What is expected
Omit the pictures and output exactly the lines from the start of the entries through the line containing "ax.spines[s].set_linewidth(1.0)".

┏━━

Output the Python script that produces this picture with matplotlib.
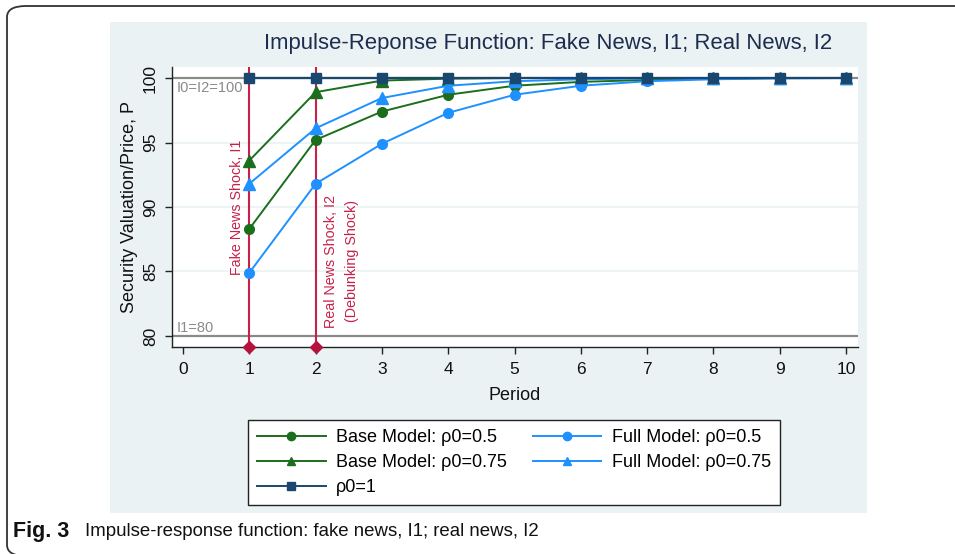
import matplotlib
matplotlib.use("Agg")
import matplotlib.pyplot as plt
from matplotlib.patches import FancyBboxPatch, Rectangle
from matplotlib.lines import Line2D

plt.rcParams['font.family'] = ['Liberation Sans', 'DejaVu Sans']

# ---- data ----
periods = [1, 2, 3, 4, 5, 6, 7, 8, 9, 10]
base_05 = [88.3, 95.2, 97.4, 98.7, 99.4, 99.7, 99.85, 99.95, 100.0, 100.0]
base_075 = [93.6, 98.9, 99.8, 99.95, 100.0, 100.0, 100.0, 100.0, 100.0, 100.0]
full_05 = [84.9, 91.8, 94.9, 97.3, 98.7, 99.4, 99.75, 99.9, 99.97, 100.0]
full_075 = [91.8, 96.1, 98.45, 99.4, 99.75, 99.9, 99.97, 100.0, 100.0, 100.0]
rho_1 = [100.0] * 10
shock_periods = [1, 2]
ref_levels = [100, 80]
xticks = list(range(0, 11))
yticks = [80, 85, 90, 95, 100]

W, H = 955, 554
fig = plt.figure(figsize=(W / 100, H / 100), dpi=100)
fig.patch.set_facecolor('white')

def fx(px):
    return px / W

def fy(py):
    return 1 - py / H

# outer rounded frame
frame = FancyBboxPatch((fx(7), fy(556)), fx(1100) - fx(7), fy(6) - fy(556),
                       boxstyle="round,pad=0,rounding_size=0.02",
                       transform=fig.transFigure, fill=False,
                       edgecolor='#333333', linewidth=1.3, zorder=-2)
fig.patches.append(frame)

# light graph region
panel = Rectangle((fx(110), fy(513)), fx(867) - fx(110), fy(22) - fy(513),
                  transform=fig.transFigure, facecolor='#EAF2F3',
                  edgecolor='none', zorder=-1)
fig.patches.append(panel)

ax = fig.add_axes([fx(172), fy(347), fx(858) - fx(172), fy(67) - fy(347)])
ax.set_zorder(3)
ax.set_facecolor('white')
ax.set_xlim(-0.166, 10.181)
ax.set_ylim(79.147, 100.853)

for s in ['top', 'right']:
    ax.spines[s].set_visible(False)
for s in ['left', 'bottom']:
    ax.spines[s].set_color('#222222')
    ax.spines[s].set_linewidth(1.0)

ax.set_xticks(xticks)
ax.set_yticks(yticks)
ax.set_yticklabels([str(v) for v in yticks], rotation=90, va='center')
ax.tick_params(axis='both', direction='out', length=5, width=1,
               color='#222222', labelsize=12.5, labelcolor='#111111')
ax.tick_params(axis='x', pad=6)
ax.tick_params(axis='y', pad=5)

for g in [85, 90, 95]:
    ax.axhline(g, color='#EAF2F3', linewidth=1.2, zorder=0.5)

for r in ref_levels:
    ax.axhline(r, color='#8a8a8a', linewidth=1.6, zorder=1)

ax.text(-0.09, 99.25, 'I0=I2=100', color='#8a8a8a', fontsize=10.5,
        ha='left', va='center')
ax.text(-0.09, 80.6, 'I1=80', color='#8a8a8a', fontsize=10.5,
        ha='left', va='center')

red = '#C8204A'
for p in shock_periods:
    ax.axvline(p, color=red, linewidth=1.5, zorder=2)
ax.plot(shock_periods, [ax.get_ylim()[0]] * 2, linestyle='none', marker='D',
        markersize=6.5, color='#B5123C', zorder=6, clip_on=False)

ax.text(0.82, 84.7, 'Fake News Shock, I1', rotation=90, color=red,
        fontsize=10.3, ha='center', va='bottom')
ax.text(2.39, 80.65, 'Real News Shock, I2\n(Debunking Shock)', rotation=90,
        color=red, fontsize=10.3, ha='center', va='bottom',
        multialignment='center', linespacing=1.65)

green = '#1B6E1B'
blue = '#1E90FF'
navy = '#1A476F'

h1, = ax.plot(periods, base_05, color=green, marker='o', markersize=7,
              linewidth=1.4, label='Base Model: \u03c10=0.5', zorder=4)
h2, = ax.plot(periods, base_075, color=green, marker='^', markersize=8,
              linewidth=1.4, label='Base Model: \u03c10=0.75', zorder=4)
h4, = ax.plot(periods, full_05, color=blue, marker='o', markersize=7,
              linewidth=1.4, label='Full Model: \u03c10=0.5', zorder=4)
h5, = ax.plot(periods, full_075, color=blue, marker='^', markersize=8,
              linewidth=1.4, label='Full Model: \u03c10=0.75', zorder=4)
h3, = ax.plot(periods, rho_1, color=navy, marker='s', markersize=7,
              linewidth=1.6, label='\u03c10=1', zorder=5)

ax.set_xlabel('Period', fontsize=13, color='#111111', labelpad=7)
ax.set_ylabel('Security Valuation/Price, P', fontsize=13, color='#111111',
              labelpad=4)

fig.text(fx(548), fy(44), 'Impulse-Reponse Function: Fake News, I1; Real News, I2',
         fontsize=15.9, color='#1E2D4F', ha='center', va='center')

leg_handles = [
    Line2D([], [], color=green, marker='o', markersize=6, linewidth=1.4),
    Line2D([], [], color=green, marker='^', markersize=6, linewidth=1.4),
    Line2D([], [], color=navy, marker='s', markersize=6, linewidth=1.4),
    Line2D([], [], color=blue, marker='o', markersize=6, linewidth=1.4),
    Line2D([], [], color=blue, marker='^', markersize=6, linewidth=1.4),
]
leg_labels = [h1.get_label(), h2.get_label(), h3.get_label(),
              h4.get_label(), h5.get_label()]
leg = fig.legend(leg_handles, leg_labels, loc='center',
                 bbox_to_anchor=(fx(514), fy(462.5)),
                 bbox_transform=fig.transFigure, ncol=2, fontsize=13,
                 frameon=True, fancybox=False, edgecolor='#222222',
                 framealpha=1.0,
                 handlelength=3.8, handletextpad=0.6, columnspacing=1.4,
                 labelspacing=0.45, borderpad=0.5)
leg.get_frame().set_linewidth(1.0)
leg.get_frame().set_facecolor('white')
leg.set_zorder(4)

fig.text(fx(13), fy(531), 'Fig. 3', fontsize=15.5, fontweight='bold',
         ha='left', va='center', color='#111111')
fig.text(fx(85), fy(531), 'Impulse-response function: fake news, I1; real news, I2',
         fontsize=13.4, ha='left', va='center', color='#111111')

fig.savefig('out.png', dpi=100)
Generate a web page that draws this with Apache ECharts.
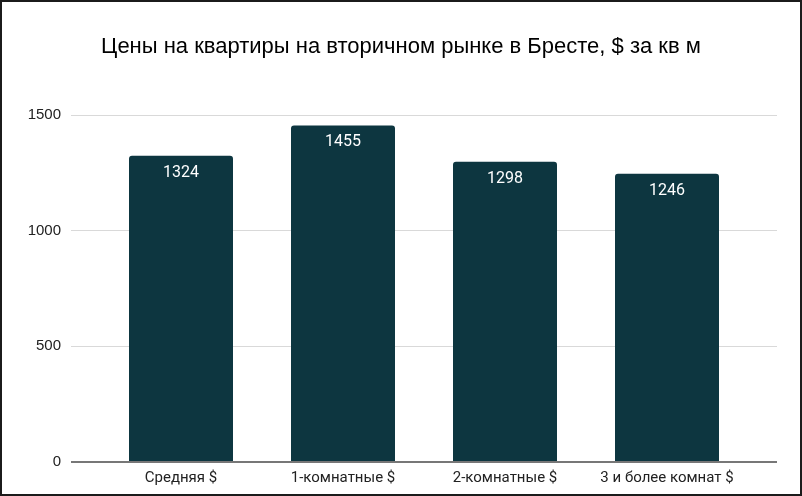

┗━━

Result for this exercise
Output the Python script that produces this picture with matplotlib.
import matplotlib
matplotlib.use("Agg")
import matplotlib.pyplot as plt
from matplotlib.patches import FancyBboxPatch, Rectangle
from matplotlib.lines import Line2D

plt.rcParams['font.family'] = ['Liberation Sans', 'DejaVu Sans']

# ---- data ----
periods = [1, 2, 3, 4, 5, 6, 7, 8, 9, 10]
base_05 = [88.3, 95.2, 97.4, 98.7, 99.4, 99.7, 99.85, 99.95, 100.0, 100.0]
base_075 = [93.6, 98.9, 99.8, 99.95, 100.0, 100.0, 100.0, 100.0, 100.0, 100.0]
full_05 = [84.9, 91.8, 94.9, 97.3, 98.7, 99.4, 99.75, 99.9, 99.97, 100.0]
full_075 = [91.8, 96.1, 98.45, 99.4, 99.75, 99.9, 99.97, 100.0, 100.0, 100.0]
rho_1 = [100.0] * 10
shock_periods = [1, 2]
ref_levels = [100, 80]
xticks = list(range(0, 11))
yticks = [80, 85, 90, 95, 100]

W, H = 955, 554
fig = plt.figure(figsize=(W / 100, H / 100), dpi=100)
fig.patch.set_facecolor('white')

def fx(px):
    return px / W

def fy(py):
    return 1 - py / H

# outer rounded frame
frame = FancyBboxPatch((fx(7), fy(556)), fx(1100) - fx(7), fy(6) - fy(556),
                       boxstyle="round,pad=0,rounding_size=0.02",
                       transform=fig.transFigure, fill=False,
                       edgecolor='#333333', linewidth=1.3, zorder=-2)
fig.patches.append(frame)

# light graph region
panel = Rectangle((fx(110), fy(513)), fx(867) - fx(110), fy(22) - fy(513),
                  transform=fig.transFigure, facecolor='#EAF2F3',
                  edgecolor='none', zorder=-1)
fig.patches.append(panel)

ax = fig.add_axes([fx(172), fy(347), fx(858) - fx(172), fy(67) - fy(347)])
ax.set_zorder(3)
ax.set_facecolor('white')
ax.set_xlim(-0.166, 10.181)
ax.set_ylim(79.147, 100.853)

for s in ['top', 'right']:
    ax.spines[s].set_visible(False)
for s in ['left', 'bottom']:
    ax.spines[s].set_color('#222222')
    ax.spines[s].set_linewidth(1.0)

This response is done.